Aim of the task:
Locate the word "this" in the material, then show every line that holds it.
## begin Provided records
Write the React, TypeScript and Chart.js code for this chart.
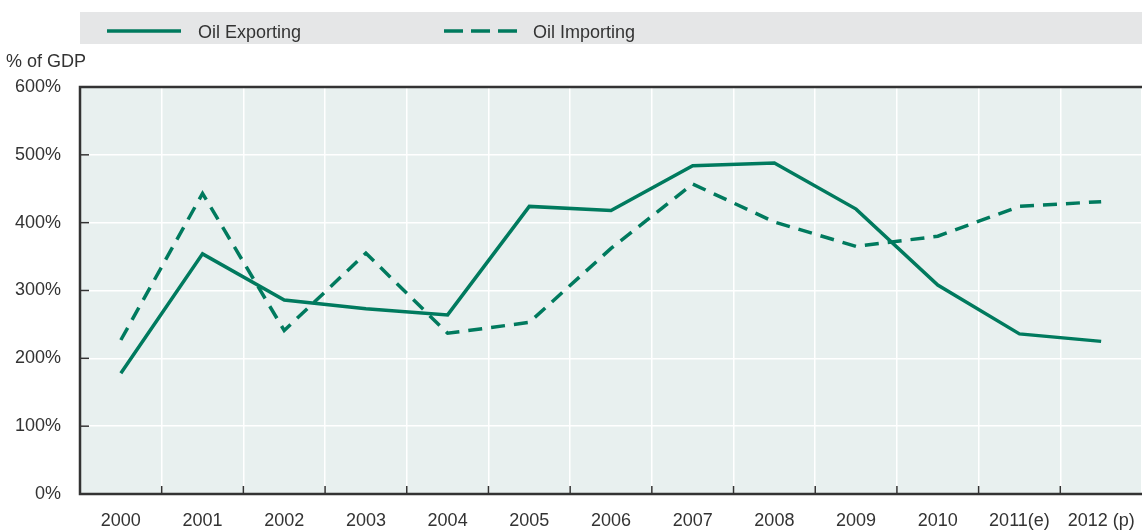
## end Provided records
## begin Provided records
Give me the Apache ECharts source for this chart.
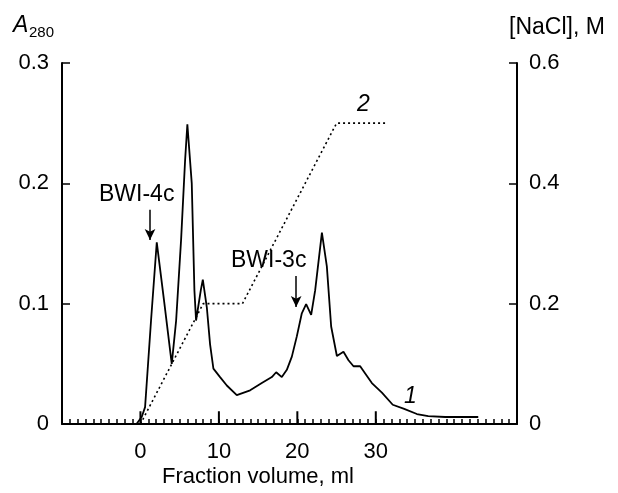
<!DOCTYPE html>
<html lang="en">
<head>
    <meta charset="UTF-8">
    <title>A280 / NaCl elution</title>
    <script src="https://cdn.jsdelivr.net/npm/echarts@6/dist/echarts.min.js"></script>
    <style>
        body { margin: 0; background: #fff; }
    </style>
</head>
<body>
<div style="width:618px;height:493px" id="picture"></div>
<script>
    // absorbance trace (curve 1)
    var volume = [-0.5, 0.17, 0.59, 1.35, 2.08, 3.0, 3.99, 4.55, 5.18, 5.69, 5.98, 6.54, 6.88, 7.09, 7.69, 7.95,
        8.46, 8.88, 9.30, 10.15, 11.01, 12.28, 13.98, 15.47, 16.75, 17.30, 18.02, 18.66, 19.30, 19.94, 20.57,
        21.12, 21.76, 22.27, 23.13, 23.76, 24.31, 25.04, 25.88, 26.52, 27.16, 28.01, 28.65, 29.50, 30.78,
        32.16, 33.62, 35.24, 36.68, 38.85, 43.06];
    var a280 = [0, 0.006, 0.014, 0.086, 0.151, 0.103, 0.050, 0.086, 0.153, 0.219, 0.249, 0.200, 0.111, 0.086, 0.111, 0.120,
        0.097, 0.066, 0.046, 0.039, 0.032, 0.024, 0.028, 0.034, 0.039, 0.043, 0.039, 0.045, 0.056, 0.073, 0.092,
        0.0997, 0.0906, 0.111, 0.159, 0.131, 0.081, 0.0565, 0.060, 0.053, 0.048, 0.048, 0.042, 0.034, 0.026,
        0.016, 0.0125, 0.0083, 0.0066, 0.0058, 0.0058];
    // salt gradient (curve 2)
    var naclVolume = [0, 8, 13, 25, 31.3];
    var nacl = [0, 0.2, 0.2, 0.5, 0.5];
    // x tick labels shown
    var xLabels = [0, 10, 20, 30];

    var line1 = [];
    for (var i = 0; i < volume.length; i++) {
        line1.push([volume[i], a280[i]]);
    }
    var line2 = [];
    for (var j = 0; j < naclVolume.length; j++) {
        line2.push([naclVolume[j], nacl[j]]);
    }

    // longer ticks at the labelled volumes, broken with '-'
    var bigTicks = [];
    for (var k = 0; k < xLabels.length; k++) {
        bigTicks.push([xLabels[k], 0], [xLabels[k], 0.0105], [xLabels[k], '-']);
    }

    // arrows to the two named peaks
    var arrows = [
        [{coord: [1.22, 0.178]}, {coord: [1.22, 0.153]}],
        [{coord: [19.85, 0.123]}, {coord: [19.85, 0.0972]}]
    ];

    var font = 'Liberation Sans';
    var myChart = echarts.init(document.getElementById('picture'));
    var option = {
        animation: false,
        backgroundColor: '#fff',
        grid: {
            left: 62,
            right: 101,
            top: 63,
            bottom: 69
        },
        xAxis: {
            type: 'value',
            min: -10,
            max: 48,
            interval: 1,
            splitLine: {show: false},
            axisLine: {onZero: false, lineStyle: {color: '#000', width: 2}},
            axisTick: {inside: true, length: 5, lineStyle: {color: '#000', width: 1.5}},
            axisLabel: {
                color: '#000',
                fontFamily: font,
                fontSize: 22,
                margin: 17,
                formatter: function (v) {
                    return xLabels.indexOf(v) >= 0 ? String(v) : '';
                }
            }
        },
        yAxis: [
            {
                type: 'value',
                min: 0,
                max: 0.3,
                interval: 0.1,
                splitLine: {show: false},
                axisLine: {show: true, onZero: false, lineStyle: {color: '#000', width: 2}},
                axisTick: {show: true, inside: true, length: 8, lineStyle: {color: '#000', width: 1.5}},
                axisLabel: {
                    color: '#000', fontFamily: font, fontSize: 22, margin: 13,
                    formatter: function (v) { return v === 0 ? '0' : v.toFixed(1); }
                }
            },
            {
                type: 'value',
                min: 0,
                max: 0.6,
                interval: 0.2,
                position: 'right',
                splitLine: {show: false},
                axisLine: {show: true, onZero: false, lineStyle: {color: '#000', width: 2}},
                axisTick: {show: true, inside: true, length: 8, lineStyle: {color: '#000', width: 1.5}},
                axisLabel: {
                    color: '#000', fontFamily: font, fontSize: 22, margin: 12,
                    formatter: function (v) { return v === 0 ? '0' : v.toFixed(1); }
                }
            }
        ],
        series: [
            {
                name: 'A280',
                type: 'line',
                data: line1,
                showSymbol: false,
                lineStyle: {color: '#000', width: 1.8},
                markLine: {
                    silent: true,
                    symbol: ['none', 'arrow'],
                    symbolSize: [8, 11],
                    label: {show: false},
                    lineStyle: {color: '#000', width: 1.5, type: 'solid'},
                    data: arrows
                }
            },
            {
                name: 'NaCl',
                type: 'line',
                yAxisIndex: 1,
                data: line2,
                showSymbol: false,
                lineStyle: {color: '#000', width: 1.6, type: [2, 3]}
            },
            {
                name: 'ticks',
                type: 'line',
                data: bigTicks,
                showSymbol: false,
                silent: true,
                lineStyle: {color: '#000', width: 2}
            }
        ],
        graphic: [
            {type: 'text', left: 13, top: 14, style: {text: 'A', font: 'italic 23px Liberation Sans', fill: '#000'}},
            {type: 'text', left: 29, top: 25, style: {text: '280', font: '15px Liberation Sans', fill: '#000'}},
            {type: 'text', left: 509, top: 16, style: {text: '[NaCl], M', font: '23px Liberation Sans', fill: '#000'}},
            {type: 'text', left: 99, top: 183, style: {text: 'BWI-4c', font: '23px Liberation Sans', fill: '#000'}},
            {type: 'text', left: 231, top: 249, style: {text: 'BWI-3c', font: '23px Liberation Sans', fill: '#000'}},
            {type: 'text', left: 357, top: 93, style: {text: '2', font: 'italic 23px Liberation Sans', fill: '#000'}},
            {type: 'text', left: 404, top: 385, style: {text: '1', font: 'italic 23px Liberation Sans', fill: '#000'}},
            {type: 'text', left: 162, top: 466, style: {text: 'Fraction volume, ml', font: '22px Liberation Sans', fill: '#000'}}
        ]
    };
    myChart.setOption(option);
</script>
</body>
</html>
## end Provided records
The solution:
Write the React, TypeScript and Chart.js code for this chart.
Give me the Apache ECharts source for this chart.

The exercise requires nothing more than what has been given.